5. Making a smoothed out / low pass filter image. Again,
there’s much discussion of the Fourier transformation and the low pass filter
Jockers set up in his package that leads to these pretty sinusoidal pictures. Bearing
that in mind, we still want to see what it looks like for our particular novel,
do we not?
Type this in R:
ft_values <- get_transformed_values(sentiment_vector, low_pass_size=3, x_reverse_len=100, scale_vals=TRUE, scale_range=FALSE)
That should apply the Fourier transformation to our noisy
data, creating a smoother curve line for sentiment values in the novel. (Incidentally,
you can alter the “low_pass_size” parameter and try different number values
there to see what happens.
In order to see a pretty graph a la Jockers' “foundation
shape,” type this in R:
plot(ft_values, type
="h", main ="Eliot’s Middlemarch transformed", xlab =
"narrative time", ylab = "Emotional Valence", col =
"red")
That should give you this:
(On the one hand, I recognize the danger of "ringing artifacts" here. On the other, I can't help but think, as I am in the middle of teaching this book this fall, that there's something of the, er, ring of truth to the shape above.)
I tried the same thing with five other Eliot novels, just to
see how they compare.
Here’s the noisy sentiment values chart for Eliot’s Adam Bede:
And here’s the Fourier Transformation / low pass filter
version:
Here’s the noisy graph for Daniel Deronda:
And here’s the transformed version:
Here’s the noisy Mill
on the Floss:
Here’s the noisy Romola:
And the transformed version of Romola:
And here’s the transformed Silas Marner:
What can we learn from these visualizations?
I’m not entirely sure yet; I also want to try the other, non-sinusoidal transformations mentioned above. I know Eliot’s works pretty well (and I’m teaching Middlemarch right now in my other
class), but I’m still a little surprised by these graphs.
Surprise #1 might be just how
different the graphs are from one another.
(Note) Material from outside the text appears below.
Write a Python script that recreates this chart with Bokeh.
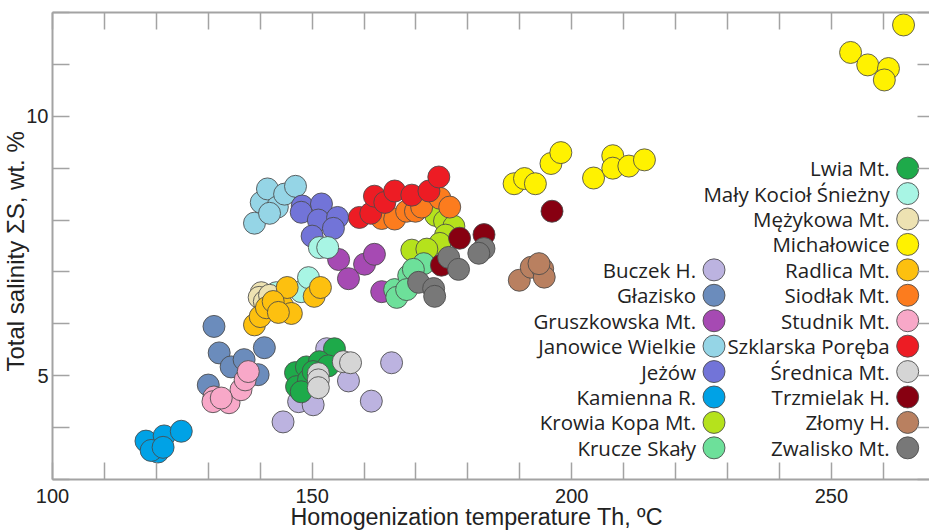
from bokeh.plotting import figure
from bokeh.models import FixedTicker, LinearAxis, Range1d, ColumnDataSource, Title
from bokeh.core.properties import value
from bokeh.embed import file_html
from bokeh.resources import INLINE

# ---------------- data (Th in deg C, total salinity in wt. %) ----------------
buczek_th = [152.8, 147.4, 150.2, 157.0, 161.4, 165.3, 144.4]
buczek_s = [5.52, 4.50, 4.44, 4.90, 4.51, 5.25, 4.11]
glazisko_th = [131.1, 132.1, 134.4, 136.9, 140.8, 139.6, 130.0]
glazisko_s = [5.95, 5.44, 5.17, 5.31, 5.54, 5.02, 4.82]
gruszkowska_th = [155.1, 157.0, 160.1, 162.0, 163.4]
gruszkowska_s = [7.24, 6.87, 7.15, 7.34, 6.62]
janowice_th = [138.9, 140.2, 141.4, 143.3, 144.7, 146.8, 141.8]
janowice_s = [7.94, 8.34, 8.60, 8.25, 8.50, 8.65, 8.13]
jezow_th = [148.1, 147.9, 151.8, 151.2, 154.9, 154.1, 150.0]
jezow_s = [8.27, 8.15, 8.31, 8.00, 8.05, 7.84, 7.69]
kamienna_th = [118.0, 120.3, 121.5, 124.8, 119.0, 121.3]
kamienna_s = [3.74, 3.53, 3.84, 3.93, 3.56, 3.62]
krowia_th = [173.8, 175.5, 177.3, 175.7, 174.6, 169.2, 172.1]
krowia_s = [8.09, 7.98, 7.88, 7.71, 7.55, 7.42, 7.44]
krucze_th = [165.9, 166.3, 168.6, 171.5, 169.5, 168.2]
krucze_s = [6.66, 6.51, 6.93, 7.16, 7.05, 6.66]
lwia_th = [154.3, 146.8, 147.0, 148.9, 151.4, 153.1, 149.3, 147.9, 150.2]
lwia_s = [5.52, 5.06, 4.79, 5.17, 5.27, 5.19, 4.92, 4.69, 5.08]
maly_th = [151.4, 153.0, 143.1, 147.9, 149.3]
maly_s = [7.47, 7.47, 6.60, 6.62, 6.89]
mezykowa_th = [140.2, 139.8, 140.8, 141.8]
mezykowa_s = [6.60, 6.51, 6.43, 6.55]
michalowice_th = [263.9, 253.7, 257.0, 261.0, 260.2, 188.9, 190.9, 193.0, 196.0, 197.9,
                  204.2, 207.9, 207.9, 211.0, 214.0]
michalowice_s = [11.76, 11.23, 10.99, 10.92, 10.70, 8.70, 8.80, 8.70, 9.09, 9.30,
                 8.81, 9.24, 9.00, 9.04, 9.16]
radlica_th = [138.9, 140.0, 141.2, 144.3, 146.0, 145.2, 150.4, 151.6, 142.5, 143.5]
radlica_s = [5.98, 6.14, 6.31, 6.35, 6.20, 6.70, 6.53, 6.70, 6.43, 6.22]
siodlak_th = [163.4, 165.9, 168.2, 169.9, 171.1, 174.6, 176.5]
siodlak_s = [8.03, 8.02, 8.17, 8.17, 8.25, 8.42, 8.25]
studnik_th = [131.1, 130.9, 134.0, 136.3, 137.1, 137.7, 132.5]
studnik_s = [4.59, 4.50, 4.48, 4.73, 4.92, 5.08, 4.57]
szklarska_th = [159.1, 161.3, 162.0, 164.0, 165.9, 169.2, 172.5, 174.4]
szklarska_s = [8.05, 8.13, 8.46, 8.34, 8.56, 8.48, 8.56, 8.83]
srednica_th = [156.0, 157.4, 151.2, 151.2, 151.2]
srednica_s = [5.27, 5.25, 5.04, 4.92, 4.77]
trzmielak_th = [178.4, 183.1, 174.9, 196.2]
trzmielak_s = [7.65, 7.72, 7.13, 8.17]
zlomy_th = [189.9, 192.2, 194.4, 194.7, 193.7]
zlomy_s = [6.84, 7.09, 7.06, 6.90, 7.16]
zwalisko_th = [176.3, 178.2, 183.1, 182.1, 170.5, 173.4, 173.6]
zwalisko_s = [7.28, 7.05, 7.45, 7.36, 6.80, 6.68, 6.53]

site_names = ["Buczek H.", "Głazisko", "Gruszkowska Mt.", "Janowice Wielkie", "Jeżów",
              "Kamienna R.", "Krowia Kopa Mt.", "Krucze Skały",
              "Lwia Mt.", "Mały Kocioł Śnieżny", "Mężykowa Mt.", "Michałowice",
              "Radlica Mt.", "Siodłak Mt.", "Studnik Mt.", "Szklarska Poręba",
              "Średnica Mt.", "Trzmielak H.", "Złomy H.", "Zwalisko Mt."]
site_colors = ["#bcb3e0", "#6b8cbc", "#a64ab3", "#95d5e6", "#7274d8",
               "#00a2e6", "#b5e21c", "#6de09a",
               "#1eaa4a", "#a8f5e4", "#ede2b2", "#fff200",
               "#fdc00f", "#fc7c1e", "#f8a8c8", "#ed1c24",
               "#d5d5d5", "#870011", "#b98060", "#787878"]
site_th = [buczek_th, glazisko_th, gruszkowska_th, janowice_th, jezow_th, kamienna_th,
           krowia_th, krucze_th, lwia_th, maly_th, mezykowa_th, michalowice_th,
           radlica_th, siodlak_th, studnik_th, szklarska_th, srednica_th, trzmielak_th,
           zlomy_th, zwalisko_th]
site_s = [buczek_s, glazisko_s, gruszkowska_s, janowice_s, jezow_s, kamienna_s,
          krowia_s, krucze_s, lwia_s, maly_s, mezykowa_s, michalowice_s,
          radlica_s, siodlak_s, studnik_s, szklarska_s, srednica_s, trzmielak_s,
          zlomy_s, zwalisko_s]

x_major = [100, 150, 200, 250]
x_minor = [110, 120, 130, 140, 160, 170, 180, 190, 210, 220, 230, 240, 260]
y_major = [5, 10]
y_minor = [3, 4, 6, 7, 8, 9, 11, 12]

x_title = "Homogenization temperature Th, ºC"
y_title = "Total salinity ΣS, wt. %"

# ---------------- styling ----------------
AXIS_GRAY = "#a3a3a3"
TEXT = "#222222"
AXIS_FONT = "Liberation Sans"
LEG_FONT = "Open Sans"
X0, X1 = 100, 268.9
Y0, Y1 = 3, 12

p = figure(width=929, height=532, x_range=Range1d(X0, X1), y_range=Range1d(Y0, Y1),
           output_backend="svg", toolbar_location=None,
           min_border_left=52, min_border_right=0, min_border_top=12, min_border_bottom=53)
p.outline_line_color = None
p.xgrid.visible = False
p.ygrid.visible = False
p.background_fill_color = "white"
p.border_fill_color = "white"


def style_axis(ax, ticks, minor, tick_len=17, line=True):
    ax.ticker = FixedTicker(ticks=ticks, minor_ticks=minor)
    ax.major_tick_in = tick_len
    ax.major_tick_out = 0
    ax.minor_tick_in = tick_len
    ax.minor_tick_out = 0
    ax.major_tick_line_color = AXIS_GRAY
    ax.minor_tick_line_color = AXIS_GRAY
    ax.major_tick_line_width = 1.5
    ax.minor_tick_line_width = 1.5
    ax.axis_line_color = AXIS_GRAY if line else None
    ax.axis_line_width = 2
    ax.major_label_text_font = AXIS_FONT
    ax.major_label_text_font_size = "20px"
    ax.major_label_text_color = TEXT


style_axis(p.xaxis[0], x_major, x_minor)
p.xaxis[0].major_label_standoff = 9
style_axis(p.yaxis[0], y_major, y_minor)
p.yaxis[0].major_label_standoff = 4

# top and right edges: tick marks only (all as minor ticks, so no labels)
top_ax = LinearAxis()
style_axis(top_ax, [], sorted(x_major + x_minor))
p.add_layout(top_ax, "above")
right_ax = LinearAxis()
style_axis(right_ax, [], sorted(y_major + y_minor), tick_len=12, line=False)
p.add_layout(right_ax, "right")

# axis titles
p.add_layout(Title(text=x_title, align="left", offset=238, standoff=-8,
                   text_font=AXIS_FONT, text_font_size="23.3px", text_font_style="normal",
                   text_color=TEXT), "below")
p.add_layout(Title(text=y_title, align="left", offset=108, standoff=-10,
                   text_font=AXIS_FONT, text_font_size="24px", text_font_style="normal",
                   text_color=TEXT), "left")

# ---------------- data points ----------------
for th, s, col in zip(site_th, site_s, site_colors):
    p.scatter(th, s, size=22, fill_color=col, line_color="#4a4a4a", line_width=1,
              line_alpha=0.85)

# ---------------- legend (two right-aligned columns, marker right of text) ----------------
leg_top = 9.0
leg_step = 0.49
col1_x = 227.4
col2_x = 264.7
leg_x, leg_y = [], []
for i in range(len(site_names)):
    if i < 8:
        leg_x.append(col1_x)
        leg_y.append(leg_top - leg_step * (i + 4))
    else:
        leg_x.append(col2_x)
        leg_y.append(leg_top - leg_step * (i - 8))
leg_src = ColumnDataSource(dict(x=leg_x, y=leg_y, name=site_names, color=site_colors))
p.scatter("x", "y", source=leg_src, size=22, fill_color="color", line_color="#4a4a4a",
          line_width=1, line_alpha=0.85)
p.text("x", "y", text="name", source=leg_src, x_offset=-18, text_align="right",
       text_baseline="middle", text_font=value(LEG_FONT), text_font_size="20.5px",
       text_color=TEXT)

open("out.html", "w").write(file_html(p, INLINE))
The six novels actually follow
rather different trajectories. (Would this also be true if we tried this with
Dickens… or Henry James?)
Surprise #2 might be the
really unusual shape for Silas Marner.
Rather than “man in hole,” we have a plot that looks more like “man has some
setbacks, but then it’s all good for the second half of the book.”
Surprise #3 might be that novels like Mill on the Floss and Adam Bede do not end with sentiment values near 0. Mill on the Floss is way below 0 and Adam Bede is way above.